Numeri di questo tipo se fossero conosciuti ai più, di sicuro non verrebbero dimenticati. Ma Bin Laden è figlio della televisione e soprattutto di internet: due media basati prevalentemente sulle immagini e non sui dati numerici e le parole. Quindi i 500 morti degli attentati in Iraq del 2007 non rimangono nelle nostre menti e nei nostri cuori. Sarà che l’Iraq non lo sentiamo vicino come gli Stati uniti, ma l’immagine che nessuno mai dimenticherà è quella delle torri che si frantumano, mentre impiegati disperati si lanciano dalle finestre. 

Ed ancora, il legame con internet è di tipo strumentale: com’è stato possibile che un singolo individuo potesse organizzare attentati terroristici efferati essendo braccato tra le montagne afgane? Semplificando si potrebbe dire che Bin Laden si è fatto conoscere attraverso la televisione ma si è fatto strada nel mondo attraverso il web: i suoi video, i corsi on line per kamikaze, i siti di affiliazione…tutto virtuale ma con ripercussioni tragicamente reali.  

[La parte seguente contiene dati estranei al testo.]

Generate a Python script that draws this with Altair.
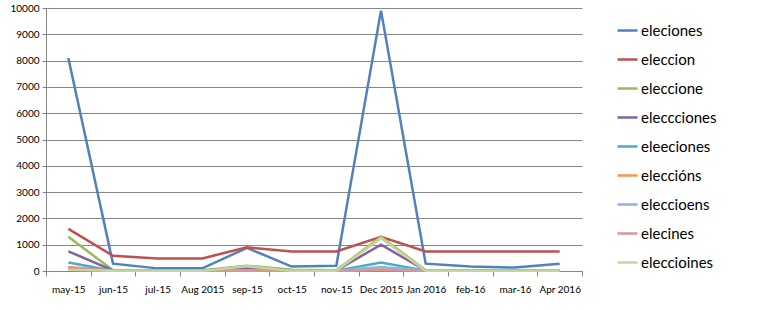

Su questa alternanza tra immateriale e materiale, si fonda tutta l’esistenza di Bin Laden, persino la sua morte. Il suo corpo rimane una chimera: visibile sugli schermi di tutto il mondo ma mai tangibile. Anche ora che è stato ucciso. Oggi, mentre sui teleschermi scorrono le immagini del covo del ricercato numero uno, la domanda che resta è: ma perché il cadavere è stato gettato in mare? Perché con questa fretta? Perché lasciare lo spazio a quanti sosterranno che lo Sceicco è ancora vivo? Domande che forse non troveranno mai una risposta. 

E se come detto all’inizio dell’articolo, le principali testate giornalistiche mondiali hanno aperto con una falsa notizia fotografica, è quasi il colmo sapere che invece la notizia dell’uccisione di Bin Laden sia stata data per la prima volta su twitter da un trentenne pachistano, @ReallyVirtual, “Bin Laden è morto. Non l'ho ammazzato io. Ora fatemi dormire”, ha scritto come se fosse una notizia di tutti i giorni. Il suo account è stato seguito da 90.000 persone.  

Che alla fine l’irrealtà superi la realtà?